The spirit of Christmas was also improperly invoked for prejudicial action in an area, the West Norwegian Fjords, also inscribed in the UNESCO World Heritage List.  In the municipality of Stranda in Norway, the mayor, Irene Heng Lauvsnes, asked a Pentecostal church to replace its traditional Star of David Christmas decoration, because it was too associated with Jews and Israel, with a traditional Christmas star.

Though there are only 2,000 Jews in the country, mainly in Oslo and Trondheim, Norway in fact is one of the worst countries in Europe at many levels of antisemitism, including intellectuals.  Notorious is Johan Galtung, professor of sociology, so-called father of peace studies, notorious for his remarks in lectures and his beliefs.  He informed the world that the Jews control the U.S. media and use it for the sake of Israel.  He also pointed out the possible connection between the terrorist responsible for the massacre of children in Norway and the Mossad, though the real perpetrator a local extremist was convicted and sentenced to 21 years in prison. 

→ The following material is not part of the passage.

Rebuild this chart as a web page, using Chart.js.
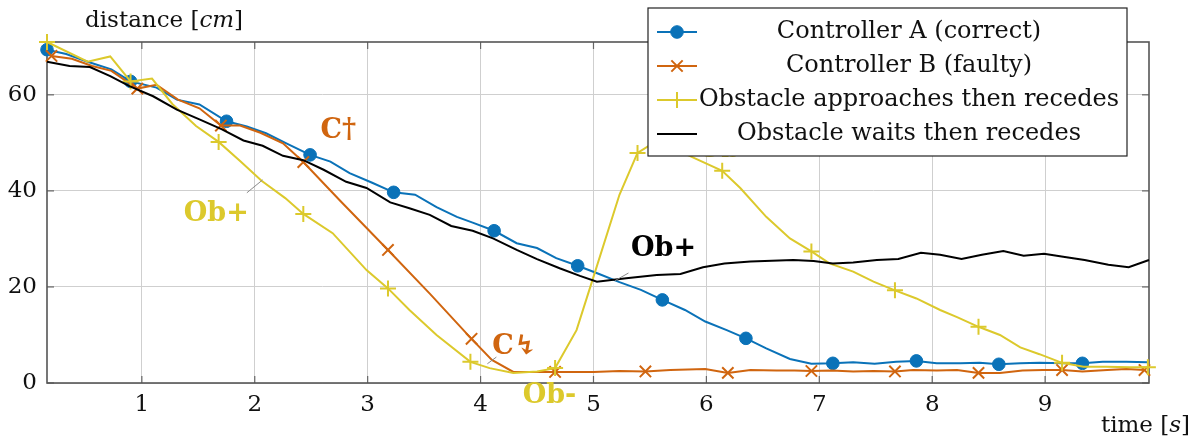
<!DOCTYPE html>
<html>
<head>
<meta charset="utf-8">
<script src="https://cdn.jsdelivr.net/npm/chart.js@4/dist/chart.umd.min.js"></script>
<style>
  html, body { margin: 0; padding: 0; background: #fff; }
</style>
</head>
<body>
<canvas id="chart" width="1200" height="443"></canvas>
<script>
/* ---- values ---- */

// Controller A (correct)
const timeA = [0.16, 0.33, 0.52, 0.73, 0.90, 1.13, 1.31, 1.51, 1.75, 1.93, 2.10, 2.28, 2.49, 2.67, 2.84, 3.04, 3.23, 3.42, 3.61, 3.79, 3.93, 4.12, 4.32, 4.50, 4.67, 4.86, 5.05, 5.23, 5.42, 5.61, 5.81, 5.99, 6.18, 6.35, 6.53, 6.74, 6.93, 7.12, 7.30, 7.49, 7.68, 7.86, 8.04, 8.25, 8.42, 8.59, 8.78, 8.95, 9.16, 9.33, 9.51, 9.72, 9.91];
const distA = [69.4, 68.5, 66.9, 65.3, 62.8, 61.5, 59.0, 58.0, 54.5, 53.4, 52.0, 49.9, 47.5, 46.1, 43.7, 41.7, 39.7, 39.2, 36.6, 34.6, 33.4, 31.7, 29.1, 28.1, 26.0, 24.4, 22.7, 21.0, 19.4, 17.3, 15.2, 12.8, 11.0, 9.3, 7.2, 5.0, 4.0, 4.1, 4.3, 4.0, 4.4, 4.6, 4.1, 4.1, 4.2, 3.9, 4.1, 4.2, 4.1, 4.1, 4.4, 4.4, 4.3];
const markA = [0, 4, 8, 12, 16, 21, 25, 29, 33, 37, 41, 45, 49];

// Controller B (faulty)
const timeB = [0.20, 0.38, 0.56, 0.73, 0.96, 1.13, 1.32, 1.51, 1.70, 1.87, 2.05, 2.25, 2.43, 2.75, 3.18, 3.55, 3.92, 4.10, 4.29, 4.47, 4.66, 5.00, 5.23, 5.46, 5.68, 5.99, 6.19, 6.39, 6.62, 6.78, 6.93, 7.11, 7.30, 7.48, 7.67, 7.83, 8.04, 8.22, 8.41, 8.60, 8.80, 8.98, 9.15, 9.33, 9.55, 9.72, 9.88];
const distB = [68.1, 67.5, 66.0, 65.0, 61.3, 62.1, 59.0, 57.2, 53.6, 53.6, 52.1, 49.9, 46.0, 38.1, 27.7, 18.6, 9.2, 4.8, 2.3, 2.3, 2.3, 2.3, 2.5, 2.4, 2.7, 2.9, 2.1, 2.7, 2.6, 2.6, 2.5, 2.6, 2.4, 2.5, 2.4, 2.7, 2.6, 2.7, 2.1, 2.1, 2.6, 2.7, 2.7, 2.4, 2.7, 2.9, 2.7];
const markB = [0, 4, 8, 12, 14, 16, 20, 23, 26, 30, 34, 38, 42, 46];

// Obstacle approaches then recedes
const timeC = [0.16, 0.52, 0.72, 0.90, 1.09, 1.27, 1.48, 1.68, 1.87, 2.06, 2.27, 2.43, 2.69, 2.99, 3.18, 3.37, 3.61, 3.91, 4.08, 4.29, 4.50, 4.66, 4.85, 5.00, 5.23, 5.39, 5.56, 5.87, 6.14, 6.30, 6.53, 6.74, 6.93, 7.09, 7.30, 7.48, 7.67, 7.86, 8.07, 8.22, 8.41, 8.60, 8.78, 8.95, 9.15, 9.34, 9.54, 9.75, 9.91];
const distC = [71.0, 66.9, 68.0, 62.8, 63.4, 58.1, 53.5, 50.2, 46.2, 42.1, 38.5, 35.2, 31.2, 23.5, 19.7, 15.2, 10.0, 4.4, 3.1, 2.1, 2.4, 3.1, 11.0, 22.1, 39.2, 47.9, 50.4, 47.1, 44.2, 40.6, 34.6, 30.1, 27.4, 24.9, 23.2, 21.1, 19.3, 17.6, 15.2, 13.7, 11.7, 10.0, 7.4, 6.0, 4.2, 3.4, 3.4, 3.3, 3.3];
const markC = [0, 3, 7, 11, 14, 17, 21, 25, 28, 32, 36, 40, 44, 48];

// Obstacle waits then recedes
const timeD = [0.16, 0.36, 0.54, 0.72, 0.89, 1.10, 1.31, 1.51, 1.71, 1.90, 2.07, 2.25, 2.43, 2.61, 2.81, 2.99, 3.20, 3.37, 3.55, 3.74, 3.93, 4.11, 4.32, 4.50, 4.70, 4.88, 5.03, 5.29, 5.56, 5.77, 5.97, 6.16, 6.39, 6.77, 6.95, 7.12, 7.30, 7.51, 7.70, 7.90, 8.07, 8.26, 8.44, 8.63, 8.81, 8.99, 9.16, 9.35, 9.56, 9.74, 9.92];
const distD = [66.9, 66.0, 65.8, 63.9, 61.8, 59.7, 56.9, 54.9, 52.8, 50.5, 49.4, 47.3, 46.4, 44.4, 41.9, 40.6, 37.6, 36.4, 35.0, 32.7, 31.7, 30.1, 27.7, 25.8, 23.9, 22.3, 21.1, 21.8, 22.5, 22.7, 24.1, 24.9, 25.3, 25.6, 25.4, 24.9, 25.1, 25.6, 25.8, 27.1, 26.7, 25.8, 26.7, 27.5, 26.5, 26.9, 26.3, 25.6, 24.6, 24.1, 25.6];

const seriesNames = [
    "Controller A (correct)",
    "Controller B (faulty)",
    "Obstacle approaches then recedes",
    "Obstacle waits then recedes"
];

const xTicks = [1, 2, 3, 4, 5, 6, 7, 8, 9];
const yTicks = [0, 20, 40, 60];

/* ---- look ---- */

const FONT = '"DejaVu Serif", serif';
const BLUE = "#0a72b8";
const ORANGE = "#d0650f";
const YELLOW = "#dcc92c";
const BLACK = "#000000";

Chart.defaults.font.family = FONT;
Chart.defaults.color = "#111";

function points(times, values) {
    return times.map((t, i) => ({ x: t, y: values[i] }));
}

function markers(list, r) {
    return (c) => list.includes(c.dataIndex) ? r : 0;
}

function seg(ctx, x1, y1, x2, y2) {
    ctx.beginPath();
    ctx.moveTo(x1, y1);
    ctx.lineTo(x2, y2);
    ctx.stroke();
}

// notes placed on the plot, in data coordinates
const notes = [
    { text: "C\u2020", t: 2.74, v: 52.4, color: ORANGE },
    { text: "Ob+", t: 1.66, v: 35.2, color: YELLOW },
    { text: "C\u21af", t: 4.30, v: 7.4, color: ORANGE },
    { text: "Ob-", t: 4.61, v: -2.7, color: YELLOW },
    { text: "Ob+", t: 5.62, v: 27.8, color: BLACK },
    { text: "Ob-", t: 6.16, v: 48.5, color: YELLOW }
];

const pins = [
    [1.93, 39.6, 2.07, 42.3],
    [4.06, 4.0, 4.14, 5.4],
    [5.19, 21.3, 5.31, 22.9]
];

const decor = {
    id: "decor",

    beforeDatasetsDraw(chart) {
        const { ctx, chartArea: a, scales: { x, y } } = chart;
        ctx.save();
        ctx.strokeStyle = "#666";
        ctx.lineWidth = 1.2;
        xTicks.forEach((v) => {
            const px = x.getPixelForValue(v);
            seg(ctx, px, a.bottom, px, a.bottom - 7);
            seg(ctx, px, a.top, px, a.top + 7);
        });
        yTicks.forEach((v) => {
            const py = y.getPixelForValue(v);
            seg(ctx, a.left, py, a.left + 7, py);
            seg(ctx, a.right, py, a.right - 7, py);
        });
        ctx.strokeStyle = "#555";
        ctx.lineWidth = 1.6;
        ctx.strokeRect(a.left, a.top, a.right - a.left, a.bottom - a.top);
        ctx.restore();
    },

    afterDatasetsDraw(chart) {
        const { ctx, scales: { x, y } } = chart;
        ctx.save();

        // pins
        ctx.strokeStyle = "#8a8a8a";
        ctx.lineWidth = 1;
        pins.forEach((p) => {
            seg(ctx, x.getPixelForValue(p[0]), y.getPixelForValue(p[1]),
                x.getPixelForValue(p[2]), y.getPixelForValue(p[3]));
        });

        // notes
        ctx.font = "bold 27px " + FONT;
        ctx.textAlign = "center";
        ctx.textBaseline = "middle";
        notes.forEach((n) => {
            ctx.fillStyle = n.color;
            ctx.fillText(n.text, x.getPixelForValue(n.t), y.getPixelForValue(n.v));
        });

        // legend
        const box = { l: 648, t: 8, r: 1127, b: 156 };
        ctx.fillStyle = "#fff";
        ctx.fillRect(box.l, box.t, box.r - box.l, box.b - box.t);
        ctx.strokeStyle = "#222";
        ctx.lineWidth = 1.2;
        ctx.strokeRect(box.l, box.t, box.r - box.l, box.b - box.t);

        ctx.font = "24px " + FONT;
        ctx.textAlign = "center";
        ctx.textBaseline = "middle";
        const rows = [32, 66, 100, 134];
        chart.data.datasets.forEach((ds, i) => {
            const ry = rows[i];
            ctx.strokeStyle = ds.borderColor;
            ctx.lineWidth = ds.borderWidth;
            seg(ctx, 657, ry, 697, ry);
            if (ds.legendRadius) {
                ctx.fillStyle = ds.pointBackgroundColor;
                ctx.strokeStyle = ds.borderColor;
                ctx.lineWidth = ds.pointBorderWidth;
                Chart.helpers.drawPoint(ctx, {
                    pointStyle: ds.pointStyle,
                    radius: ds.legendRadius,
                    borderWidth: ds.pointBorderWidth,
                    rotation: 0
                }, 677, ry);
            }
            ctx.fillStyle = "#111";
            ctx.fillText(seriesNames[i], 909, ry);
        });

        // axis titles
        const size = "23px ";
        ctx.textAlign = "left";
        ctx.textBaseline = "alphabetic";
        ctx.fillStyle = "#111";
        let cx = 85;
        ctx.font = size + FONT;
        ctx.fillText("distance [", cx, 27);
        cx += ctx.measureText("distance [").width;
        ctx.font = "italic " + size + FONT;
        ctx.fillText("cm", cx, 27);
        cx += ctx.measureText("cm").width;
        ctx.font = size + FONT;
        ctx.fillText("]", cx, 27);

        ctx.font = size + FONT;
        const w1 = ctx.measureText("time [").width;
        const w3 = ctx.measureText("]").width;
        ctx.font = "italic " + size + FONT;
        const w2 = ctx.measureText("s").width;
        cx = 1190 - (w1 + w2 + w3);
        ctx.font = size + FONT;
        ctx.fillText("time [", cx, 432);
        ctx.font = "italic " + size + FONT;
        ctx.fillText("s", cx + w1, 432);
        ctx.font = size + FONT;
        ctx.fillText("]", cx + w1 + w2, 432);

        ctx.restore();
    }
};

new Chart(document.getElementById("chart"), {
    type: "line",
    data: {
        datasets: [
            {
                label: seriesNames[0],
                data: points(timeA, distA),
                borderColor: BLUE,
                backgroundColor: BLUE,
                pointBackgroundColor: BLUE,
                pointBorderColor: BLUE,
                borderWidth: 2,
                pointStyle: "circle",
                pointRadius: markers(markA, 6.3),
                pointBorderWidth: 1,
                legendRadius: 6.3,
                order: 4
            },
            {
                label: seriesNames[1],
                data: points(timeB, distB),
                borderColor: ORANGE,
                backgroundColor: ORANGE,
                pointBackgroundColor: ORANGE,
                pointBorderColor: ORANGE,
                borderWidth: 2,
                pointStyle: "crossRot",
                pointRadius: markers(markB, 8),
                pointBorderWidth: 2,
                legendRadius: 8,
                order: 3
            },
            {
                label: seriesNames[2],
                data: points(timeC, distC),
                borderColor: YELLOW,
                backgroundColor: YELLOW,
                pointBackgroundColor: YELLOW,
                pointBorderColor: YELLOW,
                borderWidth: 2,
                pointStyle: "cross",
                pointRadius: markers(markC, 8),
                pointBorderWidth: 2,
                legendRadius: 8,
                order: 2
            },
            {
                label: seriesNames[3],
                data: points(timeD, distD),
                borderColor: BLACK,
                backgroundColor: BLACK,
                borderWidth: 2,
                pointRadius: 0,
                legendRadius: 0,
                order: 1
            }
        ]
    },
    options: {
        responsive: false,
        animation: false,
        clip: false,
        layout: {
            padding: { top: 42, right: 51, left: 0, bottom: 0 }
        },
        plugins: {
            legend: { display: false },
            tooltip: { enabled: false }
        },
        elements: {
            line: { tension: 0 }
        },
        scales: {
            x: {
                type: "linear",
                min: 0.16,
                max: 9.92,
                afterBuildTicks: (s) => { s.ticks = xTicks.map((v) => ({ value: v })); },
                afterFit: (s) => { s.height = 60; },
                grid: { color: "#cfcfcf", lineWidth: 1, drawTicks: false },
                border: { display: false },
                ticks: { padding: 8, font: { size: 23 }, color: "#111" }
            },
            y: {
                type: "linear",
                min: 0,
                max: 71,
                afterBuildTicks: (s) => { s.ticks = yTicks.map((v) => ({ value: v })); },
                afterFit: (s) => { s.width = 47; },
                grid: { color: "#cfcfcf", lineWidth: 1, drawTicks: false },
                border: { display: false },
                ticks: { padding: 10, font: { size: 23 }, color: "#111" }
            }
        }
    },
    plugins: [decor]
});
</script>
</body>
</html>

Other peoples have been persecuted or suffered discrimination, but the fate of the Jewish people, through time and space, is unique.  Even if there is no exact current replica of Adolf Hitler or Julius Streicher, it is appalling that a publication such as the Protocols of the Elders of Zion, a Russian secret service forgery, should be read and quoted in many countries.  Antisemitism is an inexplicable disease, perhaps the consequence of racism, xenophobia, and the search for a scapegoat to account for the existence of problems.  But it is an evil, and one that should be eliminated.